Tratava-se de um espécime
típico do gênero literário conhecido nos EUA como "kiss
and tell" (beije e conte), em que
o autor revela ao público informação confidencial ou privada
sobre celebridades a que teve
acesso ao longo de um período
de convivência mais ou menos
íntima.
Em geral, esses livros têm
grande sucesso de vendas por
despertarem a curiosidade natural das pessoas comuns pelas
ricas ou famosas. Mas raramente contribuem para alargar
o conhecimento real que se tem
ou delas ou da sociedade em
que vivem.
Ricardo Kotscho, secretário
de imprensa da Presidência da
República do Brasil nos anos de
2003 e 2004, é um jornalista
que ao longo de 40 anos de vida
profissional sempre pautou seu
comportamento por elevados
princípios éticos. Não se espere
dele que "beije e conte".
Por isso, "Do Golpe ao Planalto - Uma Vida de Repórter"

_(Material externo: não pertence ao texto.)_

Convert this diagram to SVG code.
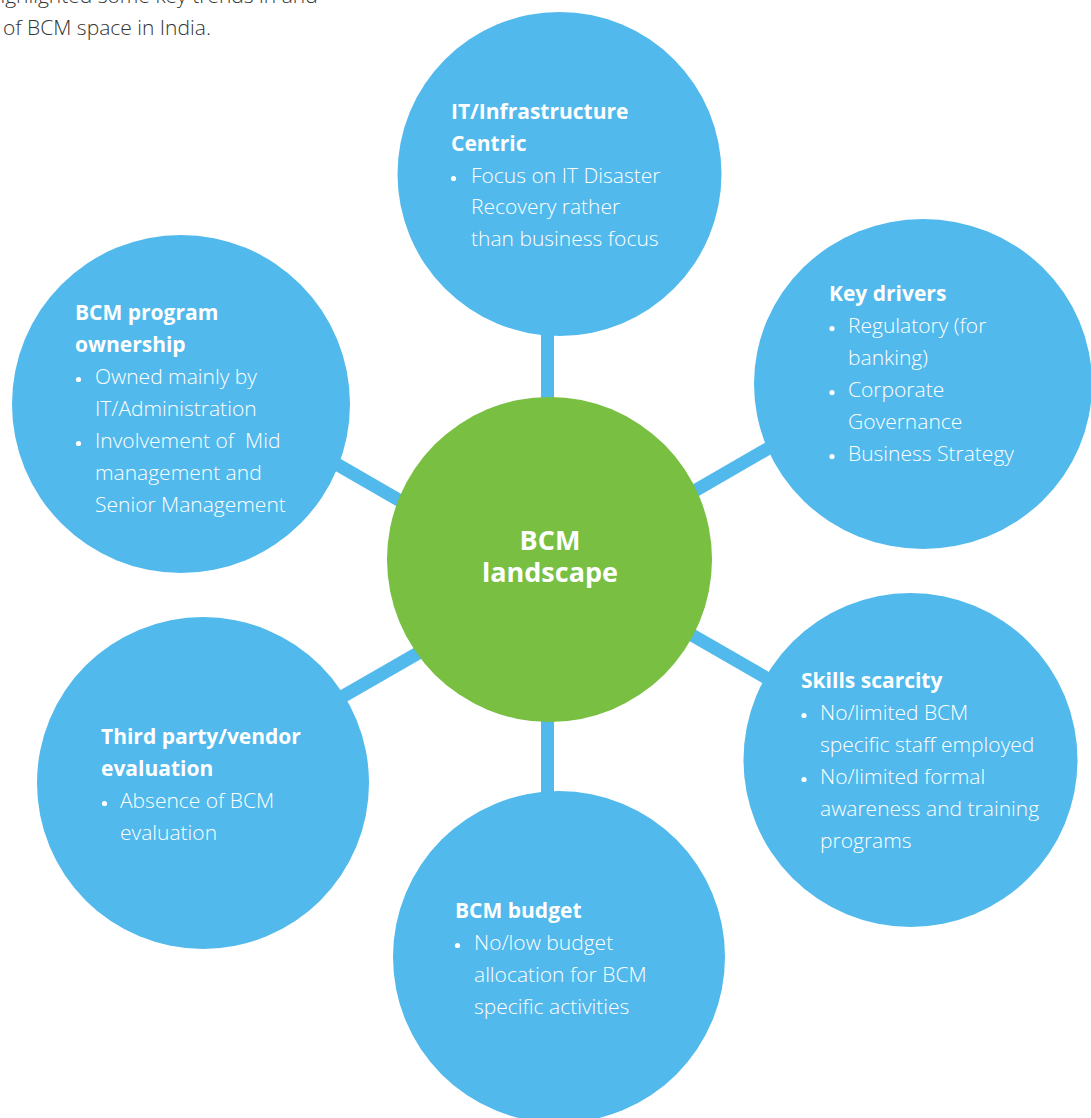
<svg xmlns="http://www.w3.org/2000/svg" width="1091" height="1118" viewBox="0 0 1091 1118">
  <style>
    .node { fill: #51B9EC; }
    .hub { fill: #78BF42; }
    .link { stroke: #51B9EC; stroke-width: 13; fill: none; }
    .head { font-family: "Open Sans", "Liberation Sans", sans-serif; font-weight: 700; font-size: 21px; fill: #FFFFFF; }
    .body { font-family: "Open Sans", "Liberation Sans", sans-serif; font-weight: 300; font-size: 21px; fill: #FFFFFF; }
    .hubtext { font-family: "Open Sans", "Liberation Sans", sans-serif; font-weight: 700; font-size: 27px; fill: #FFFFFF; text-anchor: middle; }
    .intro { font-family: "Open Sans", "Liberation Sans", sans-serif; font-weight: 300; font-size: 21px; fill: #333333; }
    .dot { fill: #FFFFFF; }
  </style>

  <rect width="1091" height="1118" fill="#FFFFFF"/>

  <!-- intro paragraph tail -->
  <text class="intro" x="-12" y="3">highlighted some key trends in and</text>
  <text class="intro" x="3" y="35">of BCM space in India.</text>

  <!-- spokes -->
  <g id="connectors">
    <line class="link" x1="547.5" y1="300" x2="547.5" y2="420"/>
    <line class="link" x1="547.5" y1="700" x2="547.5" y2="820"/>
    <line class="link" x1="300" y1="443" x2="450" y2="529.6"/>
    <line class="link" x1="650" y1="516.7" x2="800" y2="430"/>
    <line class="link" x1="300" y1="721" x2="460" y2="629"/>
    <line class="link" x1="650" y1="610.8" x2="800" y2="697.4"/>
  </g>

  <g id="node-infrastructure">
    <circle class="node" cx="559.5" cy="174" r="162"/>
    <text class="head" x="451" y="119">IT/Infrastructure</text>
    <text class="head" x="451" y="151">Centric</text>
    <circle class="dot" cx="453.5" cy="178.5" r="2.6"/>
    <text class="body" x="471" y="183">Focus on IT Disaster</text>
    <text class="body" x="471" y="214">Recovery rather</text>
    <text class="body" x="471" y="246">than business focus</text>
  </g>

  <g id="node-drivers">
    <ellipse class="node" cx="923" cy="384" rx="169" ry="165"/>
    <text class="head" x="829" y="301">Key drivers</text>
    <circle class="dot" cx="832" cy="328.5" r="2.6"/>
    <text class="body" x="848" y="333">Regulatory (for</text>
    <text class="body" x="848" y="365">banking)</text>
    <circle class="dot" cx="832" cy="392.5" r="2.6"/>
    <text class="body" x="848" y="397">Corporate</text>
    <text class="body" x="848" y="429">Governance</text>
    <circle class="dot" cx="832" cy="456.5" r="2.6"/>
    <text class="body" x="848" y="461">Business Strategy</text>
  </g>

  <g id="node-ownership">
    <circle class="node" cx="181" cy="404" r="169"/>
    <text class="head" x="75" y="320">BCM program</text>
    <text class="head" x="75" y="352">ownership</text>
    <circle class="dot" cx="78.5" cy="379.5" r="2.6"/>
    <text class="body" x="95" y="384">Owned mainly by</text>
    <text class="body" x="95" y="416">IT/Administration</text>
    <circle class="dot" cx="78.5" cy="443.5" r="2.6"/>
    <text class="body" x="95" y="448" xml:space="preserve">Involvement of  Mid</text>
    <text class="body" x="95" y="480">management and</text>
    <text class="body" x="95" y="512">Senior Management</text>
  </g>

  <g id="node-vendor">
    <circle class="node" cx="203" cy="783" r="166"/>
    <text class="head" x="101" y="744">Third party/vendor</text>
    <text class="head" x="101" y="776">evaluation</text>
    <circle class="dot" cx="104.5" cy="803.5" r="2.6"/>
    <text class="body" x="120" y="808">Absence of BCM</text>
    <text class="body" x="120" y="840">evaluation</text>
  </g>

  <g id="node-skills">
    <circle class="node" cx="910.5" cy="760" r="167"/>
    <text class="head" x="801" y="688">Skills scarcity</text>
    <circle class="dot" cx="804" cy="715.5" r="2.6"/>
    <text class="body" x="820" y="720">No/limited BCM</text>
    <text class="body" x="820" y="752">specific staff employed</text>
    <circle class="dot" cx="804" cy="779.5" r="2.6"/>
    <text class="body" x="820" y="784">No/limited formal</text>
    <text class="body" x="820" y="816">awareness and training</text>
    <text class="body" x="820" y="848">programs</text>
  </g>

  <g id="node-budget">
    <circle class="node" cx="559" cy="957" r="166"/>
    <text class="head" x="455" y="918">BCM budget</text>
    <circle class="dot" cx="457.5" cy="945.5" r="2.6"/>
    <text class="body" x="474" y="950">No/low budget</text>
    <text class="body" x="474" y="982">allocation for BCM</text>
    <text class="body" x="474" y="1014">specific activities</text>
  </g>

  <g id="node-hub">
    <circle class="hub" cx="549.5" cy="559.5" r="162.5"/>
    <text class="hubtext" x="550" y="550">BCM</text>
    <text class="hubtext" x="550" y="582">landscape</text>
  </g>
</svg>
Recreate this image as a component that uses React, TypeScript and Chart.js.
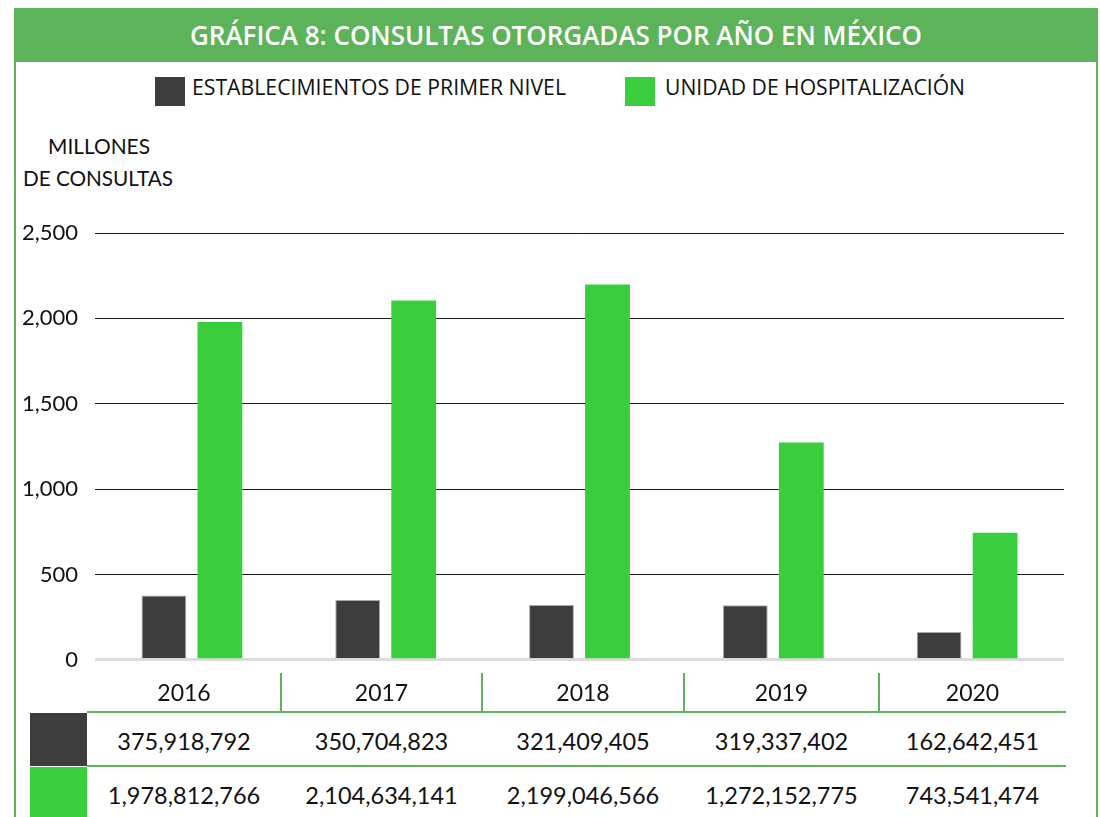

não tem nada a ver com diversos volumes publicados por ex-assessores de Bill Clinton, Ronald Reagan, George W. Bush e
outros poderosos daqui e de lá.
Desta experiência, Luiz Inácio
Lula da Silva se livrou.
Kotscho encontrou uma fórmula engenhosa para escrever
uma autobiografia original. Ele
vai entrelaçando com habilidade e indiscutível boa técnica
jornalística memórias pessoais,
resumos de suas principais reportagens e histórias políticas
que testemunhou tanto a serviço de veículos de comunicação
quanto de seu único "patrão"
partidário, Lula.
Com isso, se não chegou a
produzir uma obra de referência fundamental sobre a história recente do país, construiu
um relato relevante e representativo destas últimas quatro décadas sob a ótica de um ator que
se colocou em circunstância
privilegiada em diversos momentos decisivos.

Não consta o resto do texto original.